The C standard says only this:
C11 5.1.2p1
[...]All objects with static storage duration shall be initialized (set to their initial values) before program startup. The manner and timing of such initialization are otherwise unspecified.
and
C11 6.2.4p2-3
2 The lifetime of an object is the portion of program execution during which storage is guaranteed to be reserved for it. An object exists, has a constant address,33) and retains its last-stored value throughout its lifetime.34) If an object is referred to outside of its lifetime, the behavior is undefined. The value of a pointer becomes indeterminate when the object it points to (or just past) reaches the end of its lifetime.
3 An object whose identifier is declared without the storage-class specifier _Thread_local, and either with external or internal linkage or with the storage-class specifier static, has static storage duration. Its lifetime is the entire execution of the program and its stored value is initialized only once, prior to program startup.
But... this is further made complicated by the as-if rule, the actual implementation need to do this only as far as observable side effects go.
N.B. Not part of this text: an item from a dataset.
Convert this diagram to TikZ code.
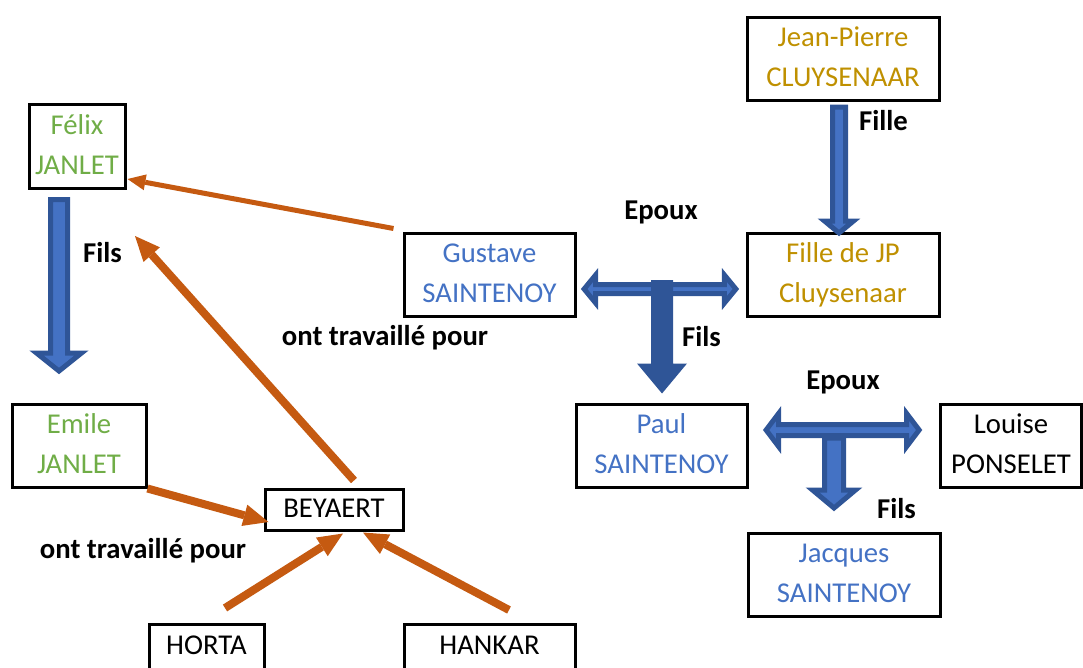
\documentclass[tikz,border=0pt]{standalone}
\usepackage{fontspec}
\setmainfont{Carlito}
\usetikzlibrary{arrows.meta,calc}
\definecolor{tgreen}{HTML}{70AD47}
\definecolor{tblue}{HTML}{4472C4}
\definecolor{tgold}{HTML}{BF9000}
\definecolor{rorange}{HTML}{C55A11}
\definecolor{bfill}{HTML}{4472C4}
\definecolor{bdark}{HTML}{2F5597}
% vertical block arrow: #1 start, #2 tip, #3 shaft half width, #4 head half width, #5 head length, #6 style
\newcommand\vblockarrow[6]{%
  \path[#6] ($(#1)+(-#3,0)$) -- ($(#1)+(#3,0)$) -- ($(#2)+(#3,-#5)$) -- ($(#2)+(#4,-#5)$) -- (#2)
    -- ($(#2)+(-#4,-#5)$) -- ($(#2)+(-#3,-#5)$) -- cycle;}
% horizontal double block arrow: #1 left tip, #2 right tip, #3 shaft half, #4 head half, #5 head length, #6 style
\newcommand\hdblockarrow[6]{%
  \path[#6] (#1) -- ($(#1)+(#5,-#4)$) -- ($(#1)+(#5,-#3)$) -- ($(#2)+(-#5,-#3)$) -- ($(#2)+(-#5,-#4)$)
    -- (#2) -- ($(#2)+(-#5,#4)$) -- ($(#2)+(-#5,#3)$) -- ($(#1)+(#5,#3)$) -- ($(#1)+(#5,#4)$) -- cycle;}
\begin{document}
\begin{tikzpicture}[x=1pt,y=-1pt,
  box/.style={draw=black, line width=3pt, inner sep=0pt, align=center,
    font=\fontsize{28.7}{40}\selectfont, minimum height=83pt},
  lbl/.style={font=\fontsize{28.7}{40}\selectfont\bfseries, anchor=base, inner sep=0pt},
  rel/.style={draw=rorange, line width=8pt, -{Triangle[length=25pt,width=22pt,line width=0pt]}},
  relthin/.style={draw=rorange, line width=5pt, -{Triangle[length=18pt,width=16pt,line width=0pt]}},
  blockarrow/.style={fill=bfill, draw=bdark, line width=5pt, line join=miter},
  solidarrow/.style={fill=bdark},
]
\useasboundingbox (0,0) rectangle (1083,667);

% boxes
\node[box, text=tgreen, minimum width=96pt, minimum height=84pt] (felix) at (77,146) {\strut Félix\\\strut JANLET};
\node[box, text=tgold, minimum width=192pt] (jp) at (843,58.5) {\strut Jean-Pierre\\\strut CLUYSENAAR};
\node[box, text=tblue, minimum width=171pt] (gustave) at (489.5,274.5) {\strut Gustave\\\strut SAINTENOY};
\node[box, text=tgold, minimum width=192pt] (fille) at (843,274.5) {\strut Fille de JP\\\strut Cluysenaar};
\node[box, text=tgreen, minimum width=134pt] (emile) at (79,445.5) {\strut Emile\\\strut JANLET};
\node[box, text=tblue, minimum width=171pt] (paul) at (661.5,445.5) {\strut Paul\\\strut SAINTENOY};
\node[box, text=black, minimum width=141.5pt] (louise) at (1011,445.5) {\strut Louise\\\strut PONSELET};
\node[box, text=tblue, minimum width=192pt] (jacques) at (844,574.5) {\strut Jacques\\\strut SAINTENOY};
\node[box, text=black, minimum width=138pt, minimum height=41pt] (beyaert) at (334,509.5) {\strut BEYAERT};
\node[box, text=black, minimum width=115pt, minimum height=84pt] (horta) at (206.5,666) {\strut HORTA\\\strut};
\node[box, text=black, minimum width=171pt, minimum height=84pt] (hankar) at (489.5,666) {\strut HANKAR\\\strut};

% blue block arrows
\coordinate (aS) at ($(felix.south)+(-18,10)$);
\coordinate (aT) at ($(aS |- emile.north)+(0,-31.5)$);
\vblockarrow{aS}{aT}{8.5}{22.5}{18}{blockarrow}

\coordinate (bS) at ($(jp.south)+(-4,5.5)$);
\coordinate (bT) at ($(bS |- fille.north)+(0,1.5)$);
\vblockarrow{bS}{bT}{6.5}{14.5}{12}{blockarrow}

\coordinate (cL) at ($(gustave.east)+(7.6,14.5)$);
\coordinate (cR) at ($(cL -| fille.west)+(-9.6,0)$);
\hdblockarrow{cL}{cR}{4.5}{14}{11.5}{blockarrow}
\coordinate (cT) at ($(paul.north)+(0.5,-9)$);
\coordinate (cS) at ($(cT |- cL)+(0,-9)$);
\vblockarrow{cS}{cT}{11}{25}{30}{solidarrow}

\coordinate (dL) at ($(paul.east)+(17.6,-15.5)$);
\coordinate (dR) at ($(dL -| louise.west)+(-19.6,0)$);
\hdblockarrow{dL}{dR}{5.5}{16.5}{12.5}{blockarrow}
\coordinate (dT) at ($(jacques.north)+(-10,-23.5)$);
\coordinate (dS) at ($(dT |- dL)+(0,8)$);
\vblockarrow{dS}{dT}{9.5}{21.5}{18}{blockarrow}

% orange arrows
\coordinate (o1s) at ($(gustave.north west)+(-9,-3)$);
\coordinate (o1t) at ($(felix.south east)+(1,-10.5)$);
\draw[relthin] (o1s) -- (o1t);
\coordinate (o2s) at ($(beyaert.north)+(20,-7)$);
\coordinate (o2t) at (135,236);
\draw[rel] (o2s) -- (o2t);
\coordinate (o3t) at ($(beyaert.west)+(5,12.5)$);
\draw[rel] (emile.south east) -- (o3t);
\coordinate (o4s) at (225,608);
\coordinate (o4t) at ($(beyaert.south)+(9,2)$);
\draw[rel] (o4s) -- (o4t);
\coordinate (o5s) at (509,610);
\coordinate (o5t) at ($(beyaert.south)+(29,1)$);
\draw[rel] (o5s) -- (o5t);

% labels
\node[lbl] (l1) at (102.5,262) {Fils};
\node[lbl] (l2) at (883.5,130) {Fille};
\node[lbl] (l3) at (661,219) {Epoux};
\node[lbl] (l4) at (385,345) {ont travaillé pour};
\node[lbl] (l5) at (701.5,346) {Fils};
\node[lbl] (l6) at (843,389) {Epoux};
\node[lbl] (l7) at (896.5,518) {Fils};
\node[lbl] (l8) at (143,558) {ont travaillé pour};
\end{tikzpicture}
\end{document}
In fact in Linux for example, one could argue that the variables with static storage duration are initialized and allocated by the compiler and the linker when producing executable file. When the program is run, the dynamic linker (ld.so
) then prepares the program segments so that the initialized data is memory-mapped (mmap
) from the executable image to RAM, default (zero-initialized) data is mapped from zeroed pages.
While the virtual memory is allocated by the compiler, linker and dynamic linker, the actual writable RAM page frames are allocated only when you write to a variable on a page for the first time...
but you do not need to know about this in basic cases. It is as if the memory for variables with static storage duration were allocated and initialized just before main
was entered, even though this is not actually the case.